** BEGIN Recorded data **
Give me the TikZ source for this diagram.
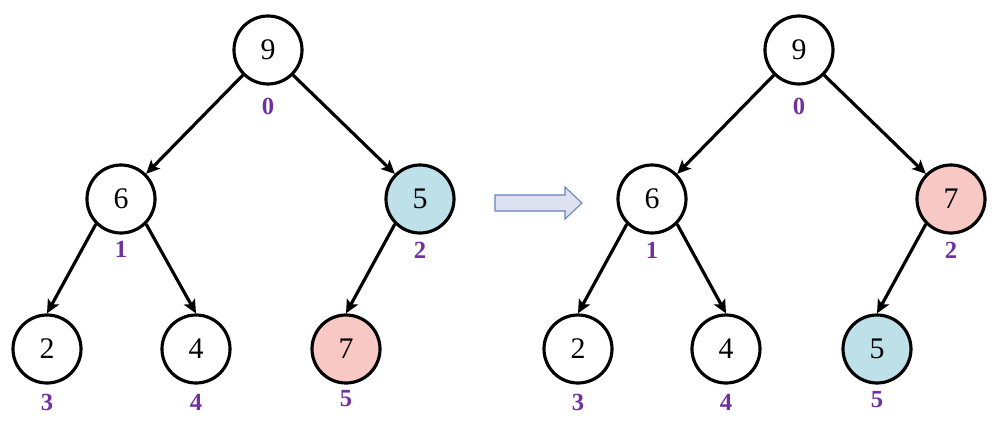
\documentclass[tikz,border=0pt]{standalone}
\usepackage{fontspec}
\setmainfont{Liberation Serif}
\usepackage{tikz}
\usetikzlibrary{arrows.meta,calc}
\definecolor{idxpurple}{HTML}{7030A0}
\definecolor{swapblue}{HTML}{BEE0E8}
\definecolor{swappink}{HTML}{F8C9C4}
\definecolor{arrowfill}{HTML}{DFE1F1}
\definecolor{arrowline}{HTML}{6483BB}
\tikzset{
	heapnode/.style={circle, draw, line width=1.8pt, minimum size=1.36cm, inner sep=0pt, font=\fontsize{17}{19}\selectfont},
	idx/.style={inner sep=0pt, text=idxpurple, font=\fontsize{14}{16}\selectfont\bfseries},
	heapedge/.style={line width=1.8pt, -{Stealth[length=0.27cm,width=0.25cm,inset=0.06cm]}}
}

\begin{document}
\begin{tikzpicture}
		\useasboundingbox (0,0) rectangle (20.02,-8.48);
%		before
		\node[heapnode] (A0) at (5.36,-1.00) {9};
		\node[heapnode] (A1) at (2.42,-3.98) {6};
		\node[heapnode, fill=swapblue] (A2) at (8.40,-3.98) {5};
		\node[heapnode] (A3) at (0.94,-6.98) {2};
		\node[heapnode] (A4) at (3.92,-6.98) {4};
		\node[heapnode, fill=swappink] (A5) at (6.92,-6.98) {7};
		\node[idx] (a0) at ($(A0) + (0,-1.13)$) {0};
		\node[idx] (a1) at ($(A1) + (0,-1.00)$) {1};
		\node[idx] (a2) at ($(A2) + (0,-1.02)$) {2};
		\node[idx] (a3) at ($(A3) + (0,-1.06)$) {3};
		\node[idx] (a4) at ($(A4) + (0,-1.06)$) {4};
		\node[idx] (a5) at ($(A5) + (0,-1.00)$) {5};
		\path[heapedge] (A0.south west) edge (A1.north east)
			(A0.south east) edge (A2.north west)
			(A1.south west) edge (A3.north)
			(A1.south east) edge (A4.north)
			(A2.south west) edge (A5.north);
%		
		\draw[fill=arrowfill, draw=arrowline, line width=0.6pt] (9.90,-3.90) -- (11.30,-3.90) -- (11.30,-3.74) -- (11.64,-4.06)
			-- (11.30,-4.38) -- (11.30,-4.22) -- (9.90,-4.22) -- cycle;
%		after
		\node[heapnode] (B0) at (15.98,-1.00) {9};
		\node[heapnode] (B1) at (13.04,-3.98) {6};
		\node[heapnode, fill=swappink] (B2) at (19.02,-3.98) {7};
		\node[heapnode] (B3) at (11.56,-6.98) {2};
		\node[heapnode] (B4) at (14.52,-6.98) {4};
		\node[heapnode, fill=swapblue] (B5) at (17.54,-6.98) {5};
		\node[idx] (b0) at ($(B0) + (0,-1.13)$) {0};
		\node[idx] (b1) at ($(B1) + (0,-1.02)$) {1};
		\node[idx] (b2) at ($(B2) + (0,-1.02)$) {2};
		\node[idx] (b3) at ($(B3) + (0,-1.06)$) {3};
		\node[idx] (b4) at ($(B4) + (0,-1.06)$) {4};
		\node[idx] (b5) at ($(B5) + (0,-1.02)$) {5};
		\path[heapedge] (B0.south west) edge (B1.north east)
			(B0.south east) edge (B2.north west)
			(B1.south west) edge (B3.north)
			(B1.south east) edge (B4.north)
			(B2.south west) edge (B5.north);
	\end{tikzpicture}
\end{document}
** END Recorded data **
• _Directive_
Write out every line above exactly as it is, leaving out the pictures.

• _Exercise result_
Give me the TikZ source for this diagram.
\documentclass[tikz,border=0pt]{standalone}
\usepackage{fontspec}
\setmainfont{Liberation Serif}
\usepackage{tikz}
\usetikzlibrary{arrows.meta,calc}
\definecolor{idxpurple}{HTML}{7030A0}
\definecolor{swapblue}{HTML}{BEE0E8}
\definecolor{swappink}{HTML}{F8C9C4}
\definecolor{arrowfill}{HTML}{DFE1F1}
\definecolor{arrowline}{HTML}{6483BB}
\tikzset{
	heapnode/.style={circle, draw, line width=1.8pt, minimum size=1.36cm, inner sep=0pt, font=\fontsize{17}{19}\selectfont},
	idx/.style={inner sep=0pt, text=idxpurple, font=\fontsize{14}{16}\selectfont\bfseries},
	heapedge/.style={line width=1.8pt, -{Stealth[length=0.27cm,width=0.25cm,inset=0.06cm]}}
}

\begin{document}
\begin{tikzpicture}
		\useasboundingbox (0,0) rectangle (20.02,-8.48);
%		before
		\node[heapnode] (A0) at (5.36,-1.00) {9};
		\node[heapnode] (A1) at (2.42,-3.98) {6};
		\node[heapnode, fill=swapblue] (A2) at (8.40,-3.98) {5};
		\node[heapnode] (A3) at (0.94,-6.98) {2};
		\node[heapnode] (A4) at (3.92,-6.98) {4};
		\node[heapnode, fill=swappink] (A5) at (6.92,-6.98) {7};
		\node[idx] (a0) at ($(A0) + (0,-1.13)$) {0};
		\node[idx] (a1) at ($(A1) + (0,-1.00)$) {1};
		\node[idx] (a2) at ($(A2) + (0,-1.02)$) {2};
		\node[idx] (a3) at ($(A3) + (0,-1.06)$) {3};
		\node[idx] (a4) at ($(A4) + (0,-1.06)$) {4};
		\node[idx] (a5) at ($(A5) + (0,-1.00)$) {5};
		\path[heapedge] (A0.south west) edge (A1.north east)
			(A0.south east) edge (A2.north west)
			(A1.south west) edge (A3.north)
			(A1.south east) edge (A4.north)
			(A2.south west) edge (A5.north);
%		
		\draw[fill=arrowfill, draw=arrowline, line width=0.6pt] (9.90,-3.90) -- (11.30,-3.90) -- (11.30,-3.74) -- (11.64,-4.06)
			-- (11.30,-4.38) -- (11.30,-4.22) -- (9.90,-4.22) -- cycle;
%		after
		\node[heapnode] (B0) at (15.98,-1.00) {9};
		\node[heapnode] (B1) at (13.04,-3.98) {6};
		\node[heapnode, fill=swappink] (B2) at (19.02,-3.98) {7};
		\node[heapnode] (B3) at (11.56,-6.98) {2};
		\node[heapnode] (B4) at (14.52,-6.98) {4};
		\node[heapnode, fill=swapblue] (B5) at (17.54,-6.98) {5};
		\node[idx] (b0) at ($(B0) + (0,-1.13)$) {0};
		\node[idx] (b1) at ($(B1) + (0,-1.02)$) {1};
		\node[idx] (b2) at ($(B2) + (0,-1.02)$) {2};
		\node[idx] (b3) at ($(B3) + (0,-1.06)$) {3};
		\node[idx] (b4) at ($(B4) + (0,-1.06)$) {4};
		\node[idx] (b5) at ($(B5) + (0,-1.02)$) {5};
		\path[heapedge] (B0.south west) edge (B1.north east)
			(B0.south east) edge (B2.north west)
			(B1.south west) edge (B3.north)
			(B1.south east) edge (B4.north)
			(B2.south west) edge (B5.north);
	\end{tikzpicture}
\end{document}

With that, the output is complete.